In recent years, it seems every Super Bowl has had a trademark play that etched itself into our memory bank forever. There was the David Tyree catch and the James Harrison 100-yard interception return and the New Orleans onside kick to start the second half, to name a few.

This year, two plays that took place on the same series will likely battle for the right to be the most memorable moment of Super Bowl XLVI. One was the incredible 38-yard sideline hookup between Eli Manning and Mario Manningham that started New York’s game-winning drive, and the other was Ahmad Bradshaw’s six-yard scoring run that ended it.

The plays will be remembered for very different reasons. Manning to Manningham was a clutch throw and a clutch catch in a clutch moment — a pure athletic feat in which one set of players simply beats the opposing set of players. But the Bradshaw touchdown run was arguably the strangest and most awkward play in Super Bowl history.

That, of course, is because the Patriots had decided to let the Giants score.

I can’t even imagine how much stranger things would have been had Bradshaw actually stopped and gone down before reaching the end zone. Regardless, the decision has become ideal football fodder. And no matter where you are in America today, there’s a good chance you’ll either say or hear (or both) a variation of these words: “Was that the right decision?”

It doesn’t feel right to let an opponent score. It’s unnatural and goes against everything we’re taught about sports from an early age. That said, Bill Belichick absolutely made the right decision.

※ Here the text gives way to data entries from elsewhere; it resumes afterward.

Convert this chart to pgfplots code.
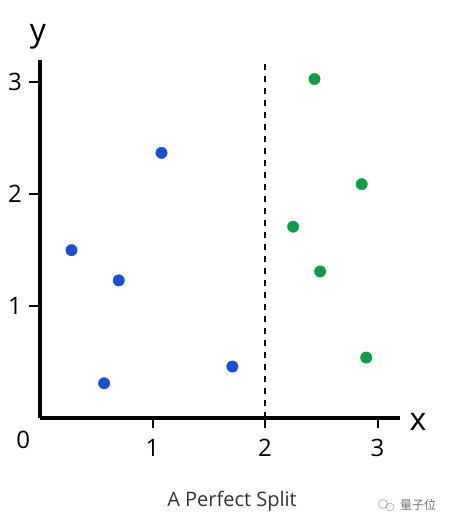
\documentclass[border=0pt]{standalone}
\usepackage{fontspec}
\setmainfont{Open Sans}
\newfontfamily\cjk{Noto Sans CJK SC}
\usepackage{pgfplots}
\pgfplotsset{compat=1.18}
\definecolor{ptblue}{RGB}{26,79,208}
\definecolor{ptgreen}{RGB}{15,155,72}
\begin{document}
\begin{tikzpicture}
\useasboundingbox (0pt,0pt) rectangle (448pt,525pt);
\begin{axis}[
  at={(40pt,107pt)}, anchor=south west,
  scale only axis, width=360pt, height=358pt,
  xmin=0, xmax=3.2, ymin=0, ymax=3.2,
  axis x line=bottom, axis y line=left,
  axis line style={-, line width=3.6pt},
  xtick={1,2,3}, ytick={1,2,3},
  tick align=outside, major tick length=9pt,
  major tick style={draw=black, line width=2pt},
  tick label style={font=\fontsize{24}{28}\selectfont},
  /pgf/number format/assume math mode=true,
  xticklabel style={anchor=center, yshift=-21pt},
  yticklabel style={anchor=center, xshift=-16pt},
  clip=false,
]
\addplot[black, line width=2pt] coordinates {(1,0) (1,-0.09)};
\addplot[black, line width=2pt] coordinates {(2,0) (2,-0.09)};
\addplot[black, line width=2pt] coordinates {(3,0) (3,-0.09)};
\addplot[black, line width=2pt] coordinates {(0,1) (-0.1,1)};
\addplot[black, line width=2pt] coordinates {(0,2) (-0.1,2)};
\addplot[black, line width=2pt] coordinates {(0,3) (-0.1,3)};
\addplot[only marks, mark=*, mark size=5.7pt, ptblue, mark options={draw=ptblue, fill=ptblue}] coordinates {
  (0.28,1.50) (0.70,1.23) (0.57,0.31) (1.08,2.37) (1.71,0.46)
};
\addplot[only marks, mark=*, mark size=5.7pt, ptgreen, mark options={draw=ptgreen, fill=ptgreen}] coordinates {
  (2.44,3.03) (2.86,2.09) (2.25,1.71) (2.49,1.31) (2.90,0.54)
};
\addplot[black, line width=1.8pt, dash pattern=on 6pt off 6pt] coordinates {(2,0) (2,3.18)};
\node[font=\fontsize{24}{28}\selectfont, anchor=center] at (axis cs:-0.15,-0.20) {0};
\end{axis}
\node[font=\fontsize{32}{36}\selectfont, anchor=base] at (418pt,94pt) {x};
\node[font=\fontsize{32}{36}\selectfont, anchor=base] at (38pt,483pt) {y};
\node[font=\fontsize{20}{24}\selectfont, text=black!80, anchor=base] at (232pt,18pt) {A Perfect Split};
\draw[black!35, line width=0.6pt] (383pt,21pt) circle (4.5pt);
\draw[black!35, line width=0.6pt] (390pt,18pt) circle (4pt);
\node[font=\cjk\fontsize{12}{14}\selectfont, text=black!55, anchor=west, inner sep=0pt] at (400pt,20pt) {量子位};
\end{tikzpicture}
\end{document}
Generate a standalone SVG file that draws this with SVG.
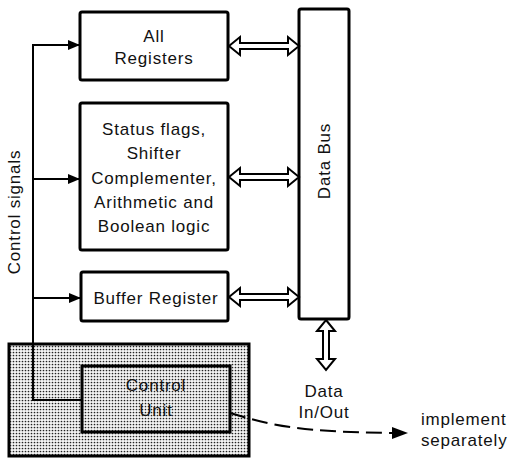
<svg xmlns="http://www.w3.org/2000/svg" width="511" height="458" viewBox="0 0 511 458">
<style>
.box{fill:#fff;stroke:#000;stroke-width:3}
.t{font-family:"Liberation Sans",Arial,sans-serif;font-size:17px;letter-spacing:0.8px;fill:#111;text-anchor:middle}
.ln{fill:none;stroke:#000;stroke-width:2}
.dbl{fill:#fff;stroke:#000;stroke-width:2;stroke-linejoin:miter}
</style>
<defs>
<pattern id="dots" width="3" height="3" patternUnits="userSpaceOnUse">
<rect width="3" height="3" fill="#f4f4f4"/>
<circle cx="1.5" cy="1.5" r="0.85" fill="#222"/>
</pattern>
<marker id="ah" markerWidth="12" markerHeight="10" refX="12" refY="5" orient="auto" markerUnits="userSpaceOnUse">
<path d="M0,0 L12,5 L0,10 Z" fill="#000"/>
</marker>
<marker id="ah2" markerWidth="16" markerHeight="12" refX="16" refY="6" orient="auto" markerUnits="userSpaceOnUse">
<path d="M0,0 L16,6 L0,12 Z" fill="#000"/>
</marker>
</defs>

<g id="control-outer">
<rect x="9" y="344" width="240" height="112" fill="url(#dots)" stroke="#000" stroke-width="3"/>
</g>

<g id="all-registers">
<rect class="box" x="80" y="12" width="148" height="68" rx="2"/>
<text class="t" x="154" y="42">All</text>
<text class="t" x="154" y="64">Registers</text>
</g>

<g id="status">
<rect class="box" x="80" y="103" width="148" height="147" rx="2"/>
<text class="t" x="154" y="135">Status flags,</text>
<text class="t" x="154" y="159">Shifter</text>
<text class="t" x="154" y="184">Complementer,</text>
<text class="t" x="154" y="208">Arithmetic and</text>
<text class="t" x="154" y="232">Boolean logic</text>
</g>

<g id="buffer">
<rect class="box" x="81" y="272" width="147" height="49" rx="2"/>
<text class="t" x="156" y="304">Buffer Register</text>
</g>

<g id="data-bus">
<rect class="box" x="299" y="9" width="50" height="310" rx="2"/>
<text class="t" x="0" y="0" transform="translate(330,161) rotate(-90)">Data Bus</text>
</g>

<g id="control-unit">
<rect x="82" y="366" width="148" height="66" fill="url(#dots)" stroke="#000" stroke-width="3"/>
<text class="t" x="156" y="391">Control</text>
<text class="t" x="156" y="416">Unit</text>
</g>

<g id="labels">
<text class="t" x="0" y="0" transform="translate(20,212) rotate(-90)">Control signals</text>
<text class="t" x="324" y="397">Data</text>
<text class="t" x="324" y="418">In/Out</text>
<text class="t" x="421" y="425" style="text-anchor:start">implement</text>
<text class="t" x="421" y="446" style="text-anchor:start">separately</text>
</g>

<g id="connectors">
<path class="ln" d="M82,400 H33 V45 H80" marker-end="url(#ah)"/>
<path class="ln" d="M33,179 H80" marker-end="url(#ah)"/>
<path class="ln" d="M33,298 H81" marker-end="url(#ah)"/>
<path class="dbl" d="M229,46 L240,37 L240,43 L288,43 L288,37 L299,46 L288,55 L288,49 L240,49 L240,55 Z"/>
<path class="dbl" d="M229,177 L240,168 L240,174 L288,174 L288,168 L299,177 L288,186 L288,180 L240,180 L240,186 Z"/>
<path class="dbl" d="M229,297 L240,288 L240,294 L288,294 L288,288 L299,297 L288,306 L288,300 L240,300 L240,306 Z"/>
<path class="dbl" d="M326,320 L335,331 L329,331 L329,359 L335,359 L326,370 L317,359 L323,359 L323,331 L317,331 Z"/>
<path d="M230,413 C270,425 300,433 408,433" fill="none" stroke="#000" stroke-width="2" stroke-dasharray="16,7" marker-end="url(#ah2)"/>
</g>
</svg>
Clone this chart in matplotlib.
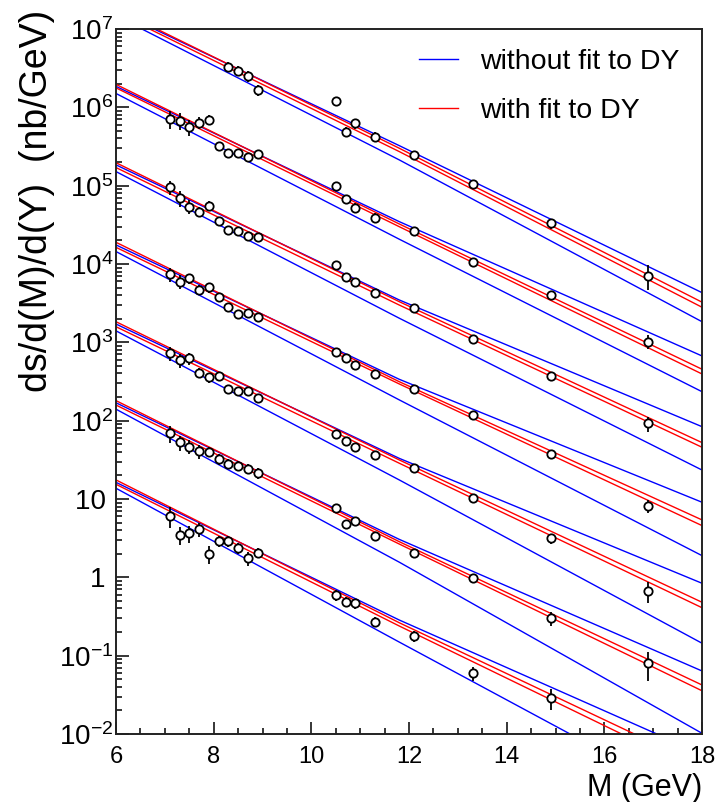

Belichick noted after the game that 90 percent of field goals are good inside the 10-yard line. In reality, Belichick was underselling it. Of the 312 field goals attempted from inside the 11-yard line this year, only 11 were missed. That’s actually 97 percent. And considering that the Giants were on the six-yard line, their chances would have been even better.

New York’s kicker, Lawrence Tynes, had made 32 consecutive kicks from that distance.

And based on what had gone down on that series, there was also a decent chance that New York was going to score anyway after running the clock and/or forcing the Patriots to use their final timeout.

It was a virtual certainty that the Giants were going to take the lead, which meant that Belichick had to decide between two scenarios.

Scenario 1: Play hard defense and attempt to hold the Giants to a field goal or force a turnover.

Best possible outcome: You force a turnover and win the game.

Likely outcome: The Giants kick the field goal after two running plays, which would have taken the clock to about 15 seconds. After a New York kickoff, the Pats would probably have 10 or 15 seconds to get into field goal range (with no timeouts) and make a game-winner.

Scenario 2: Let them score.

Only possible outcome: They score, giving you 55 seconds and a timeout to manufacture a game-winning touchdown.

The Roy ‘Tin Cup’ McAvoy in competitive, supremely confident pro athletes and coaches usually causes them to follow their hearts — not their minds — and go with Scenario 1. But I don’t imagine there’s a man or woman on the planet who’d rather have 10 seconds and no timeouts to get a field goal than 55 seconds and a timeout to get a touchdown.

Belichick made the logical choice. Did it work? No, because the Patriots lost the game. But that doesn’t mean the decision is why¬†they lost the game. I understand that, in this mourning process, some Pats fans will point a finger at Belichick. They’re looking for excuses and attempting to find as many scapegoats as possible.

But the deliberate lack of defense on that final defensive play of New England’s season doesn’t qualify as an excuse. If you want to pile on Belichick and the coaching staff for a 12 men on the field penalty that cost the Pats a turnover on D, or for their decision to essentially throw away a timeout by challenging a clear catch earlier in the drive, be my guest.

But letting them score was the right call.